**Task statement**.
Tell me how many lines hold "document", please, using only the number.

**Data excerpt**.

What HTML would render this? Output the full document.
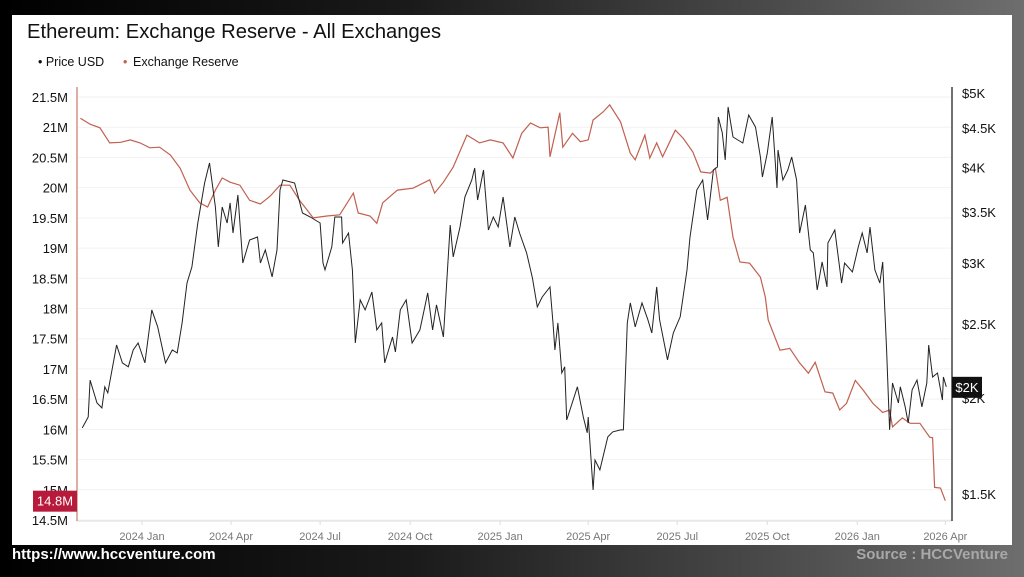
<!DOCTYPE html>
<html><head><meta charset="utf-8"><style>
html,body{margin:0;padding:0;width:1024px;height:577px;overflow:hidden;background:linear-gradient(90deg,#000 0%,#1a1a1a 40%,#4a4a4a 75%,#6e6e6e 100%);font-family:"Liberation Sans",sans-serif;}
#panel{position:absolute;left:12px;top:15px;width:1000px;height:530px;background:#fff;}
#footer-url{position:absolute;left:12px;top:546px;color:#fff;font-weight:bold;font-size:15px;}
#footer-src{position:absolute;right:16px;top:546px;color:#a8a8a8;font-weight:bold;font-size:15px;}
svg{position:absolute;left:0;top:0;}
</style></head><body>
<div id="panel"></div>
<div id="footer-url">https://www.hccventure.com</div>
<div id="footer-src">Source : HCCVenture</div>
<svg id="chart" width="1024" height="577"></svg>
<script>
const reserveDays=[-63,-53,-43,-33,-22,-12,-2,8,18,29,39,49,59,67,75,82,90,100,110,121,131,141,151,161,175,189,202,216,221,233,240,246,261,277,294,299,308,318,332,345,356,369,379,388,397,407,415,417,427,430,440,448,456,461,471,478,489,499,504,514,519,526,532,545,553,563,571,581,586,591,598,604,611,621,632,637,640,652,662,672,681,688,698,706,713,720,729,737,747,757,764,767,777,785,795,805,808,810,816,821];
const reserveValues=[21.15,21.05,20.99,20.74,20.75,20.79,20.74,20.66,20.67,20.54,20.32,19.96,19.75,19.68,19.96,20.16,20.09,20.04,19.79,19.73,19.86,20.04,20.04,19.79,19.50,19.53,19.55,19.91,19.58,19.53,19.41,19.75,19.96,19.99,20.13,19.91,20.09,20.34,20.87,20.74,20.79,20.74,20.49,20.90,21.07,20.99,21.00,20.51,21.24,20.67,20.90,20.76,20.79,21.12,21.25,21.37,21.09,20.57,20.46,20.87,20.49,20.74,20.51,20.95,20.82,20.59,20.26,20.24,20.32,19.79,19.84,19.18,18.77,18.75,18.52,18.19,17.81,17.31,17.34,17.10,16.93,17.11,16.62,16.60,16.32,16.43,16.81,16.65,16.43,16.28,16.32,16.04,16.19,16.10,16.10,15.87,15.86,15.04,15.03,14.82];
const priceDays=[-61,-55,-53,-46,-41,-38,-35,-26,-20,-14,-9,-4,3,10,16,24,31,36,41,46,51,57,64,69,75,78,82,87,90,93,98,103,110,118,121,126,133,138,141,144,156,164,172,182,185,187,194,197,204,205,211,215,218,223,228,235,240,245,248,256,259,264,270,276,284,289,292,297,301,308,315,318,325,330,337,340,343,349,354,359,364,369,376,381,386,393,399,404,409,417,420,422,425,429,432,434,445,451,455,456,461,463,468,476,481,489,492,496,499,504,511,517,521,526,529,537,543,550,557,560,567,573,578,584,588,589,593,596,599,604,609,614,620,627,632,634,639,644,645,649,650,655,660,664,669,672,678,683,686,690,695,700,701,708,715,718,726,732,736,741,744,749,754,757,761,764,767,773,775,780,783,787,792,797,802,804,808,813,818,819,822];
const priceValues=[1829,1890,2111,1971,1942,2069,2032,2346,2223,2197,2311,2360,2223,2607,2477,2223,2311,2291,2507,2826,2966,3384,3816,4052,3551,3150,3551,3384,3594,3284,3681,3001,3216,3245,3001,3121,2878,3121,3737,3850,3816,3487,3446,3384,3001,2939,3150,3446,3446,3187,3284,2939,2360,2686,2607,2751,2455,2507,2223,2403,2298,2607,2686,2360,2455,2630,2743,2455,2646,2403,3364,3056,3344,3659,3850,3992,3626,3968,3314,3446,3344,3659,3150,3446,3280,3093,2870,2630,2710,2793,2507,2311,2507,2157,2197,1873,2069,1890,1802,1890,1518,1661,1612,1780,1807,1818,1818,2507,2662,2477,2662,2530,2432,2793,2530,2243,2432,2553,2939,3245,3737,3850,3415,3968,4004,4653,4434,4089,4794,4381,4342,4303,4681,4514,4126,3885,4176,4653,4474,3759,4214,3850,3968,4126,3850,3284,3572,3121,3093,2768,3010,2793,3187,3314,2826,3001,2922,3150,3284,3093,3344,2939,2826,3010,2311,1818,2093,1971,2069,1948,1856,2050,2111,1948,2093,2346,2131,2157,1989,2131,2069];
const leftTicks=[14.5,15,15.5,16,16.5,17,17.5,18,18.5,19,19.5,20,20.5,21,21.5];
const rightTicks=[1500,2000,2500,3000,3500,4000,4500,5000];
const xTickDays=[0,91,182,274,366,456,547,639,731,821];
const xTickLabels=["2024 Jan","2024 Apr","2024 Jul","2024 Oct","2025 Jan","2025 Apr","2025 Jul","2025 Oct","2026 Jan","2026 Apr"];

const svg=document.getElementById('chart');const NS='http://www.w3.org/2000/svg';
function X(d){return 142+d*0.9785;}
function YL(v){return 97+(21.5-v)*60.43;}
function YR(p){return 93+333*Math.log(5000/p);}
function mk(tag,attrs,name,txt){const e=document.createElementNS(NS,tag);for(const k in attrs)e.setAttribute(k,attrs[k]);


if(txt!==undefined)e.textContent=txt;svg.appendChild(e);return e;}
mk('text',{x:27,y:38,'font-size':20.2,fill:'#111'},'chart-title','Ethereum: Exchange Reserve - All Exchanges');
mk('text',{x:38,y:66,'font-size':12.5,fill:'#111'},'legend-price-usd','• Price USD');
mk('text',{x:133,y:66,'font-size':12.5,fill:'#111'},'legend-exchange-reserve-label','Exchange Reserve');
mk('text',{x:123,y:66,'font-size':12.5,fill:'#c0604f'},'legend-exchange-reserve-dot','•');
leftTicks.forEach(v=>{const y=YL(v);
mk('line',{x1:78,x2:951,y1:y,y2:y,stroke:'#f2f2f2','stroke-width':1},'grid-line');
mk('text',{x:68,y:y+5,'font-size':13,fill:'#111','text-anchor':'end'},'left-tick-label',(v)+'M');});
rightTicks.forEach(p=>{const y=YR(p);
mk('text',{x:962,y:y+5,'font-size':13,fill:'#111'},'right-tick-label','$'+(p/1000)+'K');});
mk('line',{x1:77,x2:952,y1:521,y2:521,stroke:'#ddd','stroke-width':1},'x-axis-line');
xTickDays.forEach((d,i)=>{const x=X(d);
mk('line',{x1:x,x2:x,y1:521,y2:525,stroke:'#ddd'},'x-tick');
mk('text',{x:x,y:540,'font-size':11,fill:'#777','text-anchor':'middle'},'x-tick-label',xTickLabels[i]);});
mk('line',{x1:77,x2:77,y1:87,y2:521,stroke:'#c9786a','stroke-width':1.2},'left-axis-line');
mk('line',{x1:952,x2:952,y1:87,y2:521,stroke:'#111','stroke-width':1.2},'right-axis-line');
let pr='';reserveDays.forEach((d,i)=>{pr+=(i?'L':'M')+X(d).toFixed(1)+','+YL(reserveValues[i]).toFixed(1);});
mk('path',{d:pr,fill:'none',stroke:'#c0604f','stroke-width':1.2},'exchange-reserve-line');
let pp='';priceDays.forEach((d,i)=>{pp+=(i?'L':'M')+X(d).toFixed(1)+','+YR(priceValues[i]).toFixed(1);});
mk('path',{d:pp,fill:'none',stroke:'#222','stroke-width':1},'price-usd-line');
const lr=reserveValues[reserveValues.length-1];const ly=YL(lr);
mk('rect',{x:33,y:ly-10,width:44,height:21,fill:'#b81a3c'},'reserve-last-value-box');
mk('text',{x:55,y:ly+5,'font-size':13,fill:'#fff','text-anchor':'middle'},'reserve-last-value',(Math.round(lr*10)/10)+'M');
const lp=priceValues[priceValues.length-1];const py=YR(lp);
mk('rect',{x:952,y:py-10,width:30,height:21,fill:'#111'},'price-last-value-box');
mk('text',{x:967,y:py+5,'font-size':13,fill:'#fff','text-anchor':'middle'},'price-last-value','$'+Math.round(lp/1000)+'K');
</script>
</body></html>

**Worked solution**.
3